There are a lot of assumptions made about Homo erectus and, indeed, there is much confusion surrounding the species (see: various items in Human evolution and migrations logs for 2001, 2002, 2003 and several other years). For a start, the name derives from Eugene Dubois’s 1891 discovery of several hominin cranial fragments in sediments deposited by the Solo River in Java. Dubois was the first to recognise in ‘Java Man’ the human-ape ‘missing link’ about which Charles Darwin speculated in his The Descent of Man, and Selection in Relation to Sex (1871). Dubois named the beings Pithecanthropus (now Homo) erectus. Once the “multiregional” versus “out-of-Africa” debate about the origin of anatomically modern humans (AMH) emerged after a variety of H. erectus-like fossils had also turned up in Africa and Europe, as well as in East and SE Asia, ‘Java Man’ was adopted by the multiregionalists as ‘evidence’ for separate evolution of AMH in Asia. Such a view remains adhered to by a tenacious number of Chinese palaeoanthropologists, but by virtually no-one else.

The earliest of the African ‘erects’ were distinguished as H. ergaster, represented by the 1.6 Ma old, almost intact skeleton of Nariokotome Boy from the Turkana area of Kenya. In Africa the specific names ergaster and erectus often seem to be used as synonyms, whereas similar-looking fossils from Asia are almost always referred to as ‘Asian H. erectus’. Matters became even more confusing when the earliest human migrants from Africa to Eurasia were discovered at Dmanisi in Georgia (see; Human evolution and migrations logs for 2002, 2003, 2007, 2013). Anatomically they deviate substantially from both H. ergaster and Asian erectus – and from each other! – and at 1.8 Ma they are very old indeed. Perhaps as a palliative in the academic rows that broke out following their discovery, for the moment they are called Homo erectus georgicus; a sub-species. But, then, how can Asian H. erectus be regarded as their descendants. Yet anatomically erectus-like fossils are known in East and SE Asia from 1.5 Ma onwards.
There is another mystery. Homo ergaster/erectus in Africa made distinctive tools, typified by the bifacial Acheulian hand axe. Their tool kit remained substantially the same for more than a million years, and was inherited by all the descendants of H. erectus in Africa and Europe: by H. antecessor, heidelbergensis, Neanderthals and early AMH. Yet in Asia, such a technology has not been discovered at sites older than around 250 thousand years. Either no earlier human migrants into Asia made and carried such artefacts or stone tools were largely abandoned by early Asian humans in favour of those more easily made from woods, for instance bamboo.

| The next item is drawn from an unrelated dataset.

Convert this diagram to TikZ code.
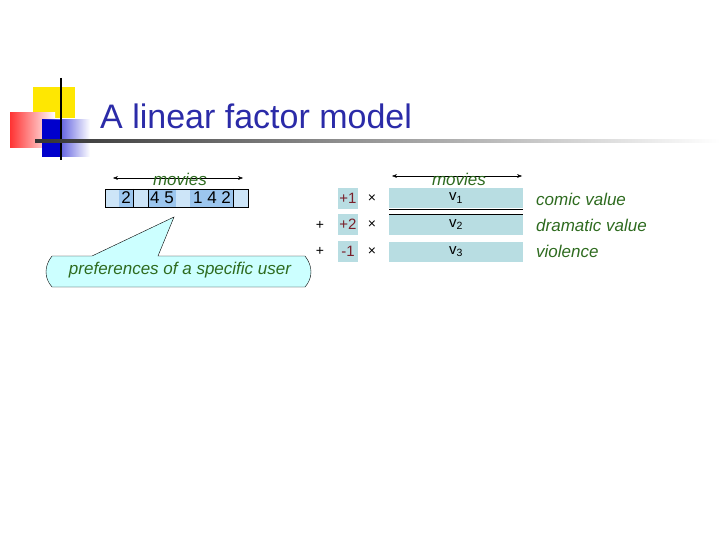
\documentclass[tikz,border=0pt]{standalone}
\usepackage{fontspec}
\setmainfont{Liberation Sans}
\usetikzlibrary{arrows.meta}
\definecolor{ttl}{HTML}{2B2BA8}
\definecolor{grn}{HTML}{2E6B1F}
\definecolor{cellL}{HTML}{CDE5F8}
\definecolor{cellD}{HTML}{9CC6EE}
\definecolor{bar}{HTML}{B8DDE2}
\definecolor{coef}{HTML}{7A1F2A}
\definecolor{callout}{HTML}{CCFFFF}
\tikzset{
 lbl/.style={text=grn,font=\itshape\fontsize{17}{19}\selectfont,inner sep=0},
 num/.style={font=\fontsize{17}{19}\selectfont,inner sep=0},
 coefbox/.style={fill=bar,minimum width=20pt,minimum height=21pt,text=coef,font=\fontsize{15}{17}\selectfont,inner sep=0},
 barbox/.style={fill=bar,minimum width=134pt,minimum height=20pt,inner sep=0,font=\fontsize{15}{17}\selectfont},
 op/.style={font=\fontsize{14}{16}\selectfont,inner sep=0},
 dim/.style={{Stealth[length=5pt]}-{Stealth[length=5pt]},thin}
}
\begin{document}
\begin{tikzpicture}[x=1pt,y=-1pt]
\useasboundingbox (0,0) rectangle (720,540);
% decoration
\fill[yellow!90!orange] (33,87) rectangle (75,118);
\shade[left color=red!80,right color=white] (10,113) rectangle (55,148);
\shade[left color=blue!80!black,right color=white] (42,120) rectangle (90,157);
\fill[blue!80!black] (42,120) rectangle (62,157);
\draw[line width=1.5pt] (61,78) -- (61,160);
\shade[left color=black!80,right color=white] (35,140) rectangle (720,143);
\node[anchor=base west,text=ttl,font=\fontsize{34}{38}\selectfont,inner sep=0] (title) at (100,129) {A linear factor model};
% movie vector
\fill[cellL] (105,189) rectangle (248,207);
\fill[cellD] (119,189) rectangle (133,207);
\fill[cellD] (148,189) rectangle (176,207);
\fill[cellD] (190,189) rectangle (233,207);
\draw (105,189) rectangle (248,207);
\foreach \x in {133,148,233} \draw (\x,189) -- (\x,207);
\node[num] (r1) at (126,198) {2};
\node[num] (r2) at (162,198) {4 5};
\node[num] (r3) at (212,198) {1 4 2};
\coordinate (ma) at (113,178); \coordinate (mb) at (243,178);
\draw[dim] (ma) -- (mb);
\node[lbl] (m1) at (180,179) {movies};
% callout
\draw[fill=callout] (92,256) -- (174,217) -- (158,256) -- (305,256) .. controls (313,266) and (313,278) .. (305,287) -- (52,287) .. controls (44,278) and (44,266) .. (52,256) -- cycle;
\node[lbl] (pref) at (180,270) {preferences of a specific user};
% right side
\coordinate (na) at (392,176); \coordinate (nb) at (522,176);
\draw[dim] (na) -- (nb);
\node[lbl] (m2) at (459,179) {movies};
\node[coefbox] (c1) at (348,198.5) {+1};
\node[coefbox] (c2) at (348,224.5) {+2};
\node[coefbox] (c3) at (348,251) {-1};
\node[op] (x1) at (372,199) {×};
\node[op] (x2) at (372,225) {×};
\node[op] (x3) at (372,252) {×};
\node[op] (p2) at (320,225) {+};
\node[op] (p3) at (320,251) {+};
\node[barbox] (v1) at (456,198) {v\textsubscript{1}};
\node[barbox] (v2) at (456,224.5) {v\textsubscript{2}};
\node[barbox] (v3) at (456,251.5) {v\textsubscript{3}};
\draw (389,209) -- (523,209);
\draw (389,214) -- (523,214);
\node[lbl,anchor=west] (l1) at (536,199) {comic value};
\node[lbl,anchor=west] (l2) at (536,225) {dramatic value};
\node[lbl,anchor=west] (l3) at (536,251) {violence};
\end{tikzpicture}
\end{document}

In 1996 the youngest Solo River sediments that had yielded H. erectus remains in the 1930s were dated using electron-spin resonance and uranium-series methods. The results suggested occupation by ‘erects’ between 53 and 27 ka, triggering yet more astonishment, because fully modern humans had by then also arrived in Indonesia. Could anatomically modern humans have co-existed with a species whose origin went back to almost two million years beforehand? It has taken another two decades for this perplexing issue to be clarified – to some extent. The previous dates were checked using more precise versions of the original geochronological methods covering a wider range of sediment strata (Rizal, Y. et al. 2019. Last appearance of Homo erectus at Ngandong, Java, 117,000–108,000 years ago. Nature, published online; DOI:10.1038/s41586-019-1863-2). No AMH presence in Asia is known before about 80 ka, so can the astonishment be set aside? Possibly, but what is known for sure from modern and ancient DNA comparisons is that early modern human migrants interbred with a more ancient Asian group, the Denisovans. At present that group is only known from a site in Siberia and another in Tibet through a finger bone and a few molar teeth that yielded DNA significantly different from both living humans and ancient Neanderthals. So we have no tangible evidence of what the Denisovans looked like, unlike Asian H. erectus of whom there are many substantial fossils. Yet DNA has not been extracted from any of them. That is hardly surprising for the Indonesian specimens because hot and humid conditions cause DNA to break down quickly and completely. There is a much better chance of extracting genomes from the youngest H. erectus fossils from higher latitudes in China. Once that is achieved, we will know whether they are indeed erects or can be matched genetically with Denisovans.